The French tend to be quite formal although the Provençeaux in general, and the Niçois in particular, can be a little less so than the inhabitants of other regions. It is not considered polite to use anyone’s first or given name unless invited to do so or to indulge in cheek kissing (faire la bise) unless the person you are meeting initiates the process.


French is the main language spoken in Nice and the surrounding area.

Always say ‘Bonjour’ when meeting someone or entering a shop and don’t forget ‘au Revoir’ when you leave. ‘S’il vous plait’ and ‘Merci’ are both essential phrases. If you’ve never spoken French before you may feel a little awkward at first but it is essential if you want to get along with folks and get the most out of your visit.

You may find that the person you are speaking to wants to practise their English – I’ve often found myself in the bizarre situation of endeavoring to speak to someone in French who insists on speaking to me in English! Nowadays I indulge them as there will be plenty who don’t speak English and on the whole they will respect your efforts.
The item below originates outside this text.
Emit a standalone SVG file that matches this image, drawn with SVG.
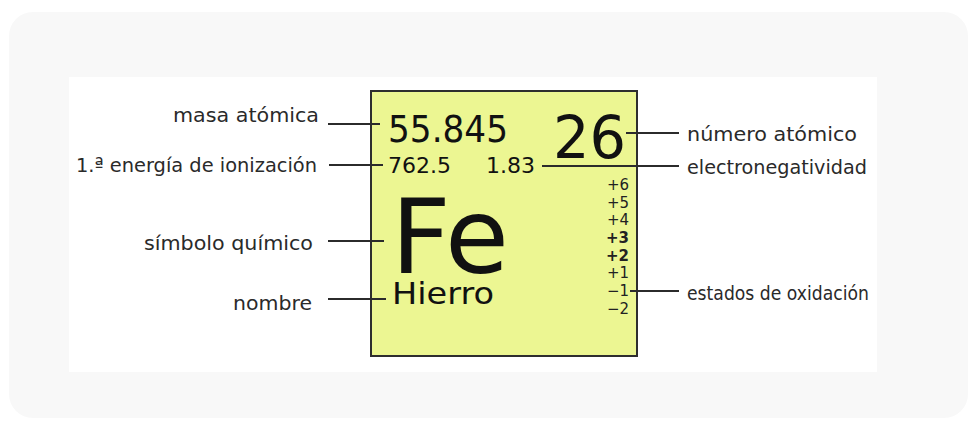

While you are most likely to encounter French, sometimes you will hear the locals speaking Nissart which is a dialect of the old Oc language. You will certainly notice dual language signs.

Street Life

Although things have improved in recent years, the politeness you find on the street or in shops does not always extend to the road. Always make sure drivers are intending to stop before you step out onto a crossing and, if driving yourself, don’t assume that a driver flashing his/her lights at you wants you to proceed – he/she is probably warning you that ‘Les Flics’ (Gendarmes) are waiting down the road to check your speed!